>>
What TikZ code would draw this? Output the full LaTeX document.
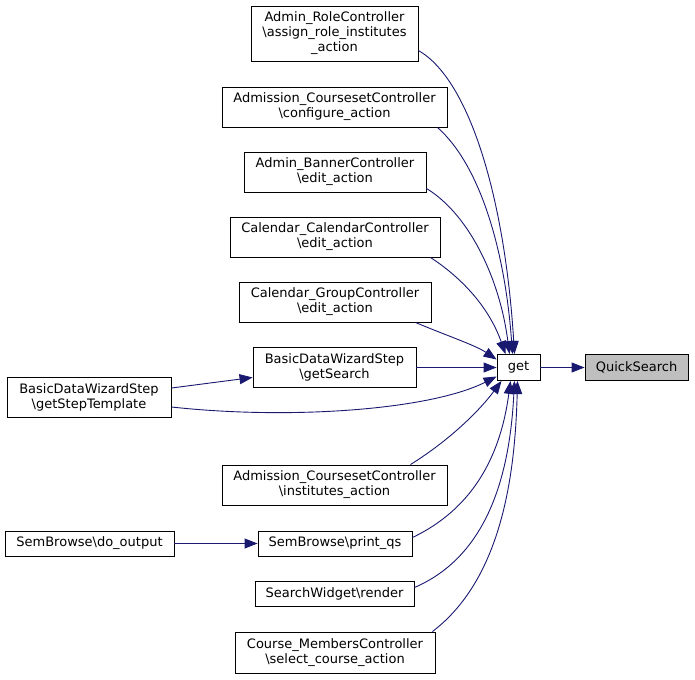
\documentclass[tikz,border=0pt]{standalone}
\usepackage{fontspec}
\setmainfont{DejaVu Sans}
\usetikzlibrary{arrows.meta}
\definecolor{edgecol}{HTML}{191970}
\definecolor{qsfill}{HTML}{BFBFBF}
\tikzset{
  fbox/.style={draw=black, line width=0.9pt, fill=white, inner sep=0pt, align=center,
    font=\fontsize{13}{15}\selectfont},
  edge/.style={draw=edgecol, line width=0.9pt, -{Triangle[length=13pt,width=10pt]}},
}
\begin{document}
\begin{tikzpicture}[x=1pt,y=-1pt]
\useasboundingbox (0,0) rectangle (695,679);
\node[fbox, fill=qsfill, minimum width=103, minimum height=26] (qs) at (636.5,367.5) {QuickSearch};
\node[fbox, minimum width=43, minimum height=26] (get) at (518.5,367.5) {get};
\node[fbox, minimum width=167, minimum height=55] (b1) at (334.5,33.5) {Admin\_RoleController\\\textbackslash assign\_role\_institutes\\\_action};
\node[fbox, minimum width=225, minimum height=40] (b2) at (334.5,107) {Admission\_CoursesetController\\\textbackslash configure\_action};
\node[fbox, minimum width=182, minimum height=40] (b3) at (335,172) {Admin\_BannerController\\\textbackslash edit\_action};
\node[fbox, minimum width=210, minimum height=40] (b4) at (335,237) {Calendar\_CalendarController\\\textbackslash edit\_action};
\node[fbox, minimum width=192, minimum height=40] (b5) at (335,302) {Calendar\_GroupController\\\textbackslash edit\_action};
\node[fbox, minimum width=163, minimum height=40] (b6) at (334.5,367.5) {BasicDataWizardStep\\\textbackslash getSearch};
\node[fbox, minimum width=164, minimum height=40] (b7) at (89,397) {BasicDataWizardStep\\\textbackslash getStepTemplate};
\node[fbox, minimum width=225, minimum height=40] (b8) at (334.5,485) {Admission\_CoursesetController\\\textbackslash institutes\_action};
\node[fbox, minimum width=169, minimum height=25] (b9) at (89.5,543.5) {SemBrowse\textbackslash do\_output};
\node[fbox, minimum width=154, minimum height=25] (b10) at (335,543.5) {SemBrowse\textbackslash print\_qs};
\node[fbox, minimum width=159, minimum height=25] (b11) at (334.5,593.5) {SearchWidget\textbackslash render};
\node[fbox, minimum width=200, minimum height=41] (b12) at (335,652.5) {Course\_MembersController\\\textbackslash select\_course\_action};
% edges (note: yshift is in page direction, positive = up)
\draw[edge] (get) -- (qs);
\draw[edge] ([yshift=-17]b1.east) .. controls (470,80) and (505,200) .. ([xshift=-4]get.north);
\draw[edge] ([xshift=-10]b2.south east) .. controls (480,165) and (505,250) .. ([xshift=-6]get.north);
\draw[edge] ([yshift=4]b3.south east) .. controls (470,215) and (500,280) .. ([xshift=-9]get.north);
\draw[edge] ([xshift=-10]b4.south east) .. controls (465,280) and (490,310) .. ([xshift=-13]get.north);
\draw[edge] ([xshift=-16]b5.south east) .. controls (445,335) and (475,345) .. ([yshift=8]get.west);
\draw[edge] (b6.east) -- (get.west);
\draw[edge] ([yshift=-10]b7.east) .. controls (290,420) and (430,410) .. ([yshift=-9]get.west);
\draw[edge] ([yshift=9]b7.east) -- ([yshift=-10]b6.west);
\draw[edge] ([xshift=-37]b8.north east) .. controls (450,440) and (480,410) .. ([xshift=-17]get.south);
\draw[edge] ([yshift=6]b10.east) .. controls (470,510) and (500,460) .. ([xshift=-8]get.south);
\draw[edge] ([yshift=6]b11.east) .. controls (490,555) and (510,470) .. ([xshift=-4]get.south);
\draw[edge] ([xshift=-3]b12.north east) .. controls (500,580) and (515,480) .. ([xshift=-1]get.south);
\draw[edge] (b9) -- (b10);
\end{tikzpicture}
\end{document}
<<
■ Your goal ■
Write out every line above exactly as it is, leaving out the pictures.

■ Result of the exercise ■
What TikZ code would draw this? Output the full LaTeX document.
\documentclass[tikz,border=0pt]{standalone}
\usepackage{fontspec}
\setmainfont{DejaVu Sans}
\usetikzlibrary{arrows.meta}
\definecolor{edgecol}{HTML}{191970}
\definecolor{qsfill}{HTML}{BFBFBF}
\tikzset{
  fbox/.style={draw=black, line width=0.9pt, fill=white, inner sep=0pt, align=center,
    font=\fontsize{13}{15}\selectfont},
  edge/.style={draw=edgecol, line width=0.9pt, -{Triangle[length=13pt,width=10pt]}},
}
\begin{document}
\begin{tikzpicture}[x=1pt,y=-1pt]
\useasboundingbox (0,0) rectangle (695,679);
\node[fbox, fill=qsfill, minimum width=103, minimum height=26] (qs) at (636.5,367.5) {QuickSearch};
\node[fbox, minimum width=43, minimum height=26] (get) at (518.5,367.5) {get};
\node[fbox, minimum width=167, minimum height=55] (b1) at (334.5,33.5) {Admin\_RoleController\\\textbackslash assign\_role\_institutes\\\_action};
\node[fbox, minimum width=225, minimum height=40] (b2) at (334.5,107) {Admission\_CoursesetController\\\textbackslash configure\_action};
\node[fbox, minimum width=182, minimum height=40] (b3) at (335,172) {Admin\_BannerController\\\textbackslash edit\_action};
\node[fbox, minimum width=210, minimum height=40] (b4) at (335,237) {Calendar\_CalendarController\\\textbackslash edit\_action};
\node[fbox, minimum width=192, minimum height=40] (b5) at (335,302) {Calendar\_GroupController\\\textbackslash edit\_action};
\node[fbox, minimum width=163, minimum height=40] (b6) at (334.5,367.5) {BasicDataWizardStep\\\textbackslash getSearch};
\node[fbox, minimum width=164, minimum height=40] (b7) at (89,397) {BasicDataWizardStep\\\textbackslash getStepTemplate};
\node[fbox, minimum width=225, minimum height=40] (b8) at (334.5,485) {Admission\_CoursesetController\\\textbackslash institutes\_action};
\node[fbox, minimum width=169, minimum height=25] (b9) at (89.5,543.5) {SemBrowse\textbackslash do\_output};
\node[fbox, minimum width=154, minimum height=25] (b10) at (335,543.5) {SemBrowse\textbackslash print\_qs};
\node[fbox, minimum width=159, minimum height=25] (b11) at (334.5,593.5) {SearchWidget\textbackslash render};
\node[fbox, minimum width=200, minimum height=41] (b12) at (335,652.5) {Course\_MembersController\\\textbackslash select\_course\_action};
% edges (note: yshift is in page direction, positive = up)
\draw[edge] (get) -- (qs);
\draw[edge] ([yshift=-17]b1.east) .. controls (470,80) and (505,200) .. ([xshift=-4]get.north);
\draw[edge] ([xshift=-10]b2.south east) .. controls (480,165) and (505,250) .. ([xshift=-6]get.north);
\draw[edge] ([yshift=4]b3.south east) .. controls (470,215) and (500,280) .. ([xshift=-9]get.north);
\draw[edge] ([xshift=-10]b4.south east) .. controls (465,280) and (490,310) .. ([xshift=-13]get.north);
\draw[edge] ([xshift=-16]b5.south east) .. controls (445,335) and (475,345) .. ([yshift=8]get.west);
\draw[edge] (b6.east) -- (get.west);
\draw[edge] ([yshift=-10]b7.east) .. controls (290,420) and (430,410) .. ([yshift=-9]get.west);
\draw[edge] ([yshift=9]b7.east) -- ([yshift=-10]b6.west);
\draw[edge] ([xshift=-37]b8.north east) .. controls (450,440) and (480,410) .. ([xshift=-17]get.south);
\draw[edge] ([yshift=6]b10.east) .. controls (470,510) and (500,460) .. ([xshift=-8]get.south);
\draw[edge] ([yshift=6]b11.east) .. controls (490,555) and (510,470) .. ([xshift=-4]get.south);
\draw[edge] ([xshift=-3]b12.north east) .. controls (500,580) and (515,480) .. ([xshift=-1]get.south);
\draw[edge] (b9) -- (b10);
\end{tikzpicture}
\end{document}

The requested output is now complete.